**SET EXERCISE**
Only the span from the line containing "Recreate this image" down to the line containing "(0,0) rectangle (620,394);" is to be printed, exactly and inclusively, with pictures omitted.

**RECORDS TO PROCESS**
###
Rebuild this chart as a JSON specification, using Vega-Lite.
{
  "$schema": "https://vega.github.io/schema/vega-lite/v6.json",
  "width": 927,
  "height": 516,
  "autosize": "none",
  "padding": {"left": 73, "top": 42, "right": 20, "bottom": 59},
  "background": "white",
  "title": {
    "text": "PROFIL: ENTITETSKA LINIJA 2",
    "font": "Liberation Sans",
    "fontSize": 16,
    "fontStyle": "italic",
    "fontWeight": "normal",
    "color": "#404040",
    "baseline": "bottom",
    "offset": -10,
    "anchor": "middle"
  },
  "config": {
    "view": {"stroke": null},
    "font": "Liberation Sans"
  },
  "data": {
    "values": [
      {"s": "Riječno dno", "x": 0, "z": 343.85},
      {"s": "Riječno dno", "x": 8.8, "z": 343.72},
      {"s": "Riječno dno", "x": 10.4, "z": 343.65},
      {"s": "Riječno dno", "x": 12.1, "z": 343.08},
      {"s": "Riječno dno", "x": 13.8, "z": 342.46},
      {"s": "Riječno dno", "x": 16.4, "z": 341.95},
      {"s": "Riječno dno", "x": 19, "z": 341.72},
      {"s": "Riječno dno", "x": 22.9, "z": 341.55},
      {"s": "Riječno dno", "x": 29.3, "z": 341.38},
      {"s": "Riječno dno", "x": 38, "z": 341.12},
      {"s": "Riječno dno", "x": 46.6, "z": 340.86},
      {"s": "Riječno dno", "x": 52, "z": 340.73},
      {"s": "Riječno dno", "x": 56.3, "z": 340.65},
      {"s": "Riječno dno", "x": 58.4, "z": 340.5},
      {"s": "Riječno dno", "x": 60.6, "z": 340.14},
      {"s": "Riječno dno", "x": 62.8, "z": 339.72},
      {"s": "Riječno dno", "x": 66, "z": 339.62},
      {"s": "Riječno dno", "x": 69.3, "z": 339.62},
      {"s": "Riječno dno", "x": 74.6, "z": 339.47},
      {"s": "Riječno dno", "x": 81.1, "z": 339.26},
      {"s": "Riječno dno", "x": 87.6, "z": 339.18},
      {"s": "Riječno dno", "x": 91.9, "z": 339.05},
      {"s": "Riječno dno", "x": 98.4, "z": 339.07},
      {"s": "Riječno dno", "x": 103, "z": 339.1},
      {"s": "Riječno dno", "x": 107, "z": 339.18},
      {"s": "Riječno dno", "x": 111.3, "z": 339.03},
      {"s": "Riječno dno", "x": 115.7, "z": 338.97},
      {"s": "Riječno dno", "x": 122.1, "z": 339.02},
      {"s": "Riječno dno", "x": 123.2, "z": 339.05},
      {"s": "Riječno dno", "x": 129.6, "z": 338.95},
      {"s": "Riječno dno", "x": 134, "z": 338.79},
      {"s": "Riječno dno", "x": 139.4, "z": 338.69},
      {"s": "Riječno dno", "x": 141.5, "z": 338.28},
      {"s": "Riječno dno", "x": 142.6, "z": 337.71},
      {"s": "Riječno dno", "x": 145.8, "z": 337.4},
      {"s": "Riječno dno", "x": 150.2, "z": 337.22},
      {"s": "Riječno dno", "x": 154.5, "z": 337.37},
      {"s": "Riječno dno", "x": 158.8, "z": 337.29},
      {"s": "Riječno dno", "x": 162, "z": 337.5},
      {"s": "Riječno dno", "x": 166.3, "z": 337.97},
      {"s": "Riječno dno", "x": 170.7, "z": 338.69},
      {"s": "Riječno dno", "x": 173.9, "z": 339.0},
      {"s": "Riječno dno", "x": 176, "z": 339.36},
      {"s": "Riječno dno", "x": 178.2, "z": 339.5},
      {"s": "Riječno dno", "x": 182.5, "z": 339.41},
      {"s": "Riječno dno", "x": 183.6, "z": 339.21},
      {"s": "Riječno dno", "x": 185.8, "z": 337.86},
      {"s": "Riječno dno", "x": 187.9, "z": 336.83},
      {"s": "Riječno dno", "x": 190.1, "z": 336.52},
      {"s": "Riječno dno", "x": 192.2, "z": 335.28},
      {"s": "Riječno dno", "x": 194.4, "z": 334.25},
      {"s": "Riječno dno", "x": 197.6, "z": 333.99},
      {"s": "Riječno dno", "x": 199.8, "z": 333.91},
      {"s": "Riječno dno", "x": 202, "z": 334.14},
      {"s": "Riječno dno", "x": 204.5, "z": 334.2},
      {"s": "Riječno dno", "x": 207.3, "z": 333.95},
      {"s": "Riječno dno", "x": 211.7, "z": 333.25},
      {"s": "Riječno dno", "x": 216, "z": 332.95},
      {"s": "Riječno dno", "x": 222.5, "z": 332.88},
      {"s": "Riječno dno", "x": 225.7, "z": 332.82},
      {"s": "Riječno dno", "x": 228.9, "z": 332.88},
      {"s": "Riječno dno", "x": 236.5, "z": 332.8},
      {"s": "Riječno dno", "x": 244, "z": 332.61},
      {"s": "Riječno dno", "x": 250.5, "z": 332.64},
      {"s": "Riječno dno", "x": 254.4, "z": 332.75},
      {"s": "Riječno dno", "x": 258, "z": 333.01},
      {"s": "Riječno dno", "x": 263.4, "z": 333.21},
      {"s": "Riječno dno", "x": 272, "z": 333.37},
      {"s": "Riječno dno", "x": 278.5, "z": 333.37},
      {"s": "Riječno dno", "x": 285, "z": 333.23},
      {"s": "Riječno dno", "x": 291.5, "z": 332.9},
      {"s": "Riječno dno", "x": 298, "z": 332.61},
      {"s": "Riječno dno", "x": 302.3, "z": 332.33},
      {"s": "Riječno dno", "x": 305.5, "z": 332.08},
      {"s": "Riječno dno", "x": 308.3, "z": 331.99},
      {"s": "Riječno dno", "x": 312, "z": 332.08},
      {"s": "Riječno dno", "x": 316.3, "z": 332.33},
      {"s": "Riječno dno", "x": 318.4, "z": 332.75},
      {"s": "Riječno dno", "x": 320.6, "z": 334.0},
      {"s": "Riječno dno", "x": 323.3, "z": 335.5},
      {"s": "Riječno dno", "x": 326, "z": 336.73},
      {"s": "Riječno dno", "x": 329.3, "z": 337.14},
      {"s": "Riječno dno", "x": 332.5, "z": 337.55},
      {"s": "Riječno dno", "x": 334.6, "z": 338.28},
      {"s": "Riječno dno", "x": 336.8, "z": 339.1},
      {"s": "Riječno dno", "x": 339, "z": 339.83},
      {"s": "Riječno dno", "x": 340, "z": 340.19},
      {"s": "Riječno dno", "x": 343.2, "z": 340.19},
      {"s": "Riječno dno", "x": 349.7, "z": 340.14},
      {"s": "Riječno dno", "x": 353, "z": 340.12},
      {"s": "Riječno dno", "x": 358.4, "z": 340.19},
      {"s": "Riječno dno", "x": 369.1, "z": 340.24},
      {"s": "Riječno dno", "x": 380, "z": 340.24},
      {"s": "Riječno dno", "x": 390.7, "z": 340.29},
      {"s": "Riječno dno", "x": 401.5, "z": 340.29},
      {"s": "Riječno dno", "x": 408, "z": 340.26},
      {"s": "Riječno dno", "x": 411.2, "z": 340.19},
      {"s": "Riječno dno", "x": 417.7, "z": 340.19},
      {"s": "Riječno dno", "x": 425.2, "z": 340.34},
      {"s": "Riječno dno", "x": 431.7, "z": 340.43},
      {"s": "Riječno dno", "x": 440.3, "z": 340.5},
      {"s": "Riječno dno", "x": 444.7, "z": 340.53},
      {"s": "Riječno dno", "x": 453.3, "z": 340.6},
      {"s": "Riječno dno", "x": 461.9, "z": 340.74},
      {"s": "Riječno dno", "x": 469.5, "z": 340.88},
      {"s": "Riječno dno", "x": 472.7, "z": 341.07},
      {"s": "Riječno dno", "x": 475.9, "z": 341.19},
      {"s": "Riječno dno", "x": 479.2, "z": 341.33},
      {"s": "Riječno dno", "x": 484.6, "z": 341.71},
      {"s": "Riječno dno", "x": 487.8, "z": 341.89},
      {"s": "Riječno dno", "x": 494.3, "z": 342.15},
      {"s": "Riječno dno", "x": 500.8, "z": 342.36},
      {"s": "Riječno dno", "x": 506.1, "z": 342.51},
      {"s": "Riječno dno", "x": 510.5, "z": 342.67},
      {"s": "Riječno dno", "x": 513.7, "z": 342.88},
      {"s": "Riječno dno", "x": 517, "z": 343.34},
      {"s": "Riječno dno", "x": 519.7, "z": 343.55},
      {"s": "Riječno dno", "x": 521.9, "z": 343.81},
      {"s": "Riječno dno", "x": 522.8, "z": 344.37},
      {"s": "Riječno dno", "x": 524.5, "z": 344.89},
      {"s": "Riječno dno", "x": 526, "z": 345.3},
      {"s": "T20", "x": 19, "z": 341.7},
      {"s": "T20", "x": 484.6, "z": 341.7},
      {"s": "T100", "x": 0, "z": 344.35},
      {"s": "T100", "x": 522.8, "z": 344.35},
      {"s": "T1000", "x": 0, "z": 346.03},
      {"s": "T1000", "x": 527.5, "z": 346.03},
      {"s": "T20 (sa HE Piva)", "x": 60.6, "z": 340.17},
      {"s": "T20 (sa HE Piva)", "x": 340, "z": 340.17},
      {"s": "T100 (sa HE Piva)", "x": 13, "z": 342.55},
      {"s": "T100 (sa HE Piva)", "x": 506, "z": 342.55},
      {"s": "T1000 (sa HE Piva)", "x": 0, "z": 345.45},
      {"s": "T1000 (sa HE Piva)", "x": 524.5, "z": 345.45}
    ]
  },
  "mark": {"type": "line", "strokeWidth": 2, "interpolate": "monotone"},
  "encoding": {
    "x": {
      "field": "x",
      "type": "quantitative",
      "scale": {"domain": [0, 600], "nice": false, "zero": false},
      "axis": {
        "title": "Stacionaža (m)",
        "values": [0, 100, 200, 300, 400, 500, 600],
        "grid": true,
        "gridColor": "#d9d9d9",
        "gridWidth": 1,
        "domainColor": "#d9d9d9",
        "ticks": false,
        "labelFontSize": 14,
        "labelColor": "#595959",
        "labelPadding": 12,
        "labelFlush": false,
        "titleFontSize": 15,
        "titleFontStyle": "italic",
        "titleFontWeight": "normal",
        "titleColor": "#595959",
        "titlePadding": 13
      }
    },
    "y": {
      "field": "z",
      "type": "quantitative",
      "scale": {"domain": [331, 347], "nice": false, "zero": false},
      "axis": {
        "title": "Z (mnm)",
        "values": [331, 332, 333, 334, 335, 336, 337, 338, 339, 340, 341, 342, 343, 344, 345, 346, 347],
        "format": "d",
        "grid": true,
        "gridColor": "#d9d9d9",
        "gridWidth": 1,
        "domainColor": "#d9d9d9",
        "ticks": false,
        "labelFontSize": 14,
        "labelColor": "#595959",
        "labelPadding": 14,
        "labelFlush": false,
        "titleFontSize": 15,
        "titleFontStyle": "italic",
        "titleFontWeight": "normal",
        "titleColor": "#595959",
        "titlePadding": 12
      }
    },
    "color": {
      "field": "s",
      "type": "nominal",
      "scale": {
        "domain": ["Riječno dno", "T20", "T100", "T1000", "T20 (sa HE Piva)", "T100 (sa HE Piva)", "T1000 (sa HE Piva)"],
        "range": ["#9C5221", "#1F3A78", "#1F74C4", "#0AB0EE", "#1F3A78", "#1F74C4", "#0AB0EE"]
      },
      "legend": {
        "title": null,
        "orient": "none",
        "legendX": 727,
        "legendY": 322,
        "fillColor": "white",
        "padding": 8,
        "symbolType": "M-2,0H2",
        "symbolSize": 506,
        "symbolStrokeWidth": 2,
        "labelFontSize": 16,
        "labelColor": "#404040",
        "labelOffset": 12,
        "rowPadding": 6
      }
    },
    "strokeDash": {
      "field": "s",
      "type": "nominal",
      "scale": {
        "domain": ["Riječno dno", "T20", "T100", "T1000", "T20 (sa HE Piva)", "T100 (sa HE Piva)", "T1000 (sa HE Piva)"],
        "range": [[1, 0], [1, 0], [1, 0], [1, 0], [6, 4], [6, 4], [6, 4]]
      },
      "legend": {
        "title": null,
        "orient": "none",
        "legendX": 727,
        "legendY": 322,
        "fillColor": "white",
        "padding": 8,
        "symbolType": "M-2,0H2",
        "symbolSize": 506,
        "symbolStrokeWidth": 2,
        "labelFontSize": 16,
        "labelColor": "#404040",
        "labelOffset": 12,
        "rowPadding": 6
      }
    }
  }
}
###
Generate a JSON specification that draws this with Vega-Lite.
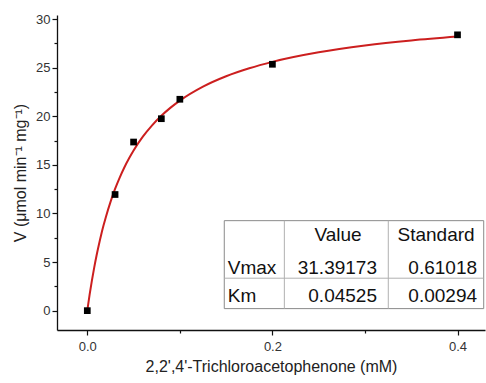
###
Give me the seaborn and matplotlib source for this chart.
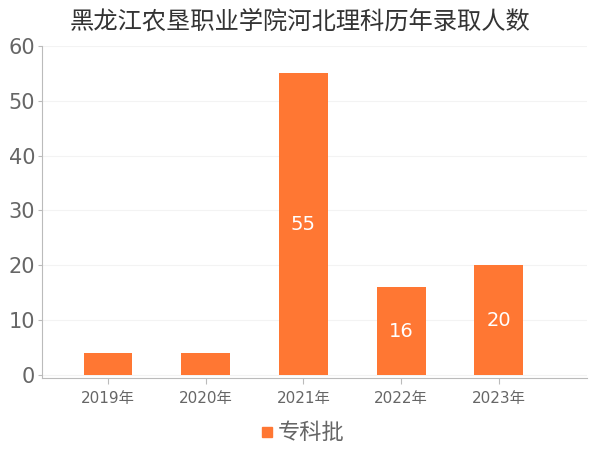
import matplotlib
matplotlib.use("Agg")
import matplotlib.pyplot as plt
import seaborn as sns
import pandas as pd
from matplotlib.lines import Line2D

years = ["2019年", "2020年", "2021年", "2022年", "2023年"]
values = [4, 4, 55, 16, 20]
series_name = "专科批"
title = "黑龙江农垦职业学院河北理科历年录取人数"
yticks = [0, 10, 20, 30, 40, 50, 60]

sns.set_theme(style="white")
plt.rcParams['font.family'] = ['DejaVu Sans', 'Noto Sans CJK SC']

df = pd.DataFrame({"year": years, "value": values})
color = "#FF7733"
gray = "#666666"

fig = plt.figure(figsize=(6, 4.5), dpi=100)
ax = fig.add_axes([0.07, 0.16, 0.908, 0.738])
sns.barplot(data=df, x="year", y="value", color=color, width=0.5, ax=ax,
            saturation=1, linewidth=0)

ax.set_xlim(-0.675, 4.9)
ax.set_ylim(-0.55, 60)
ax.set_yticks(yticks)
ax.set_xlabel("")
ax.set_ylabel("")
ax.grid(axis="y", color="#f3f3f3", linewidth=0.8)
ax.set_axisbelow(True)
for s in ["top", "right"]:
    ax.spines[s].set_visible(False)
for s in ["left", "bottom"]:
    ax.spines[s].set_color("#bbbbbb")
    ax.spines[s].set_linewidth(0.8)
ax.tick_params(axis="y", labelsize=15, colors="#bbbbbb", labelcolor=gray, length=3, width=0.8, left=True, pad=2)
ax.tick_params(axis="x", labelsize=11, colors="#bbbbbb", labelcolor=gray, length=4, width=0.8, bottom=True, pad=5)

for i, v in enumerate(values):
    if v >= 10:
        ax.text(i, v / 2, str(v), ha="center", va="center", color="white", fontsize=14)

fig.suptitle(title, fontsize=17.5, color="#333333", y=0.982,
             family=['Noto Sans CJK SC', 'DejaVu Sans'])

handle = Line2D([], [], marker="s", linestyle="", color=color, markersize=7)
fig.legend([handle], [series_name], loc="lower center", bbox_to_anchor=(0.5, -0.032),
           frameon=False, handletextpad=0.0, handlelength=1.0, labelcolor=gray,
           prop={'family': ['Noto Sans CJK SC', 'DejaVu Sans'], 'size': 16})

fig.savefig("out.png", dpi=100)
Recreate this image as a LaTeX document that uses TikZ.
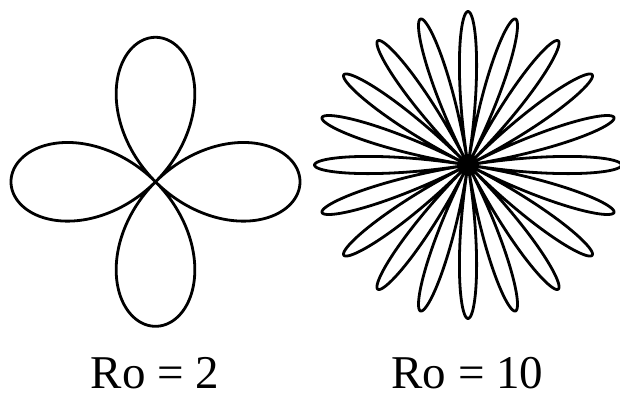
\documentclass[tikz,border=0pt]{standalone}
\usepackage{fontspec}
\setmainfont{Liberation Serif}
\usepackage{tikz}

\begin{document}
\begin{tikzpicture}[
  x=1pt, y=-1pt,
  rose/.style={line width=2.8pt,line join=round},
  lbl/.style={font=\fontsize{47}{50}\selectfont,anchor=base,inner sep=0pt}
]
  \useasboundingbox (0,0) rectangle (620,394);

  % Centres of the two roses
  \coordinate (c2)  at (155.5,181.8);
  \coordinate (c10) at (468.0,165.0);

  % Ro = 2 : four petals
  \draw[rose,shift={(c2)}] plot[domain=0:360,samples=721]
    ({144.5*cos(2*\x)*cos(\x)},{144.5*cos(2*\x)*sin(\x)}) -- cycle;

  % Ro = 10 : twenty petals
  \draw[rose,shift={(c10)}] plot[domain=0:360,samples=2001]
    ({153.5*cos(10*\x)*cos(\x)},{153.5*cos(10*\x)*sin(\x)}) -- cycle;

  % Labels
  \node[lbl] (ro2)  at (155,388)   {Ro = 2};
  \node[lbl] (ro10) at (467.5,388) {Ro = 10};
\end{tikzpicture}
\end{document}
###
**TASK ANSWER**
Recreate this image as a LaTeX document that uses TikZ.
\documentclass[tikz,border=0pt]{standalone}
\usepackage{fontspec}
\setmainfont{Liberation Serif}
\usepackage{tikz}

\begin{document}
\begin{tikzpicture}[
  x=1pt, y=-1pt,
  rose/.style={line width=2.8pt,line join=round},
  lbl/.style={font=\fontsize{47}{50}\selectfont,anchor=base,inner sep=0pt}
]
  \useasboundingbox (0,0) rectangle (620,394);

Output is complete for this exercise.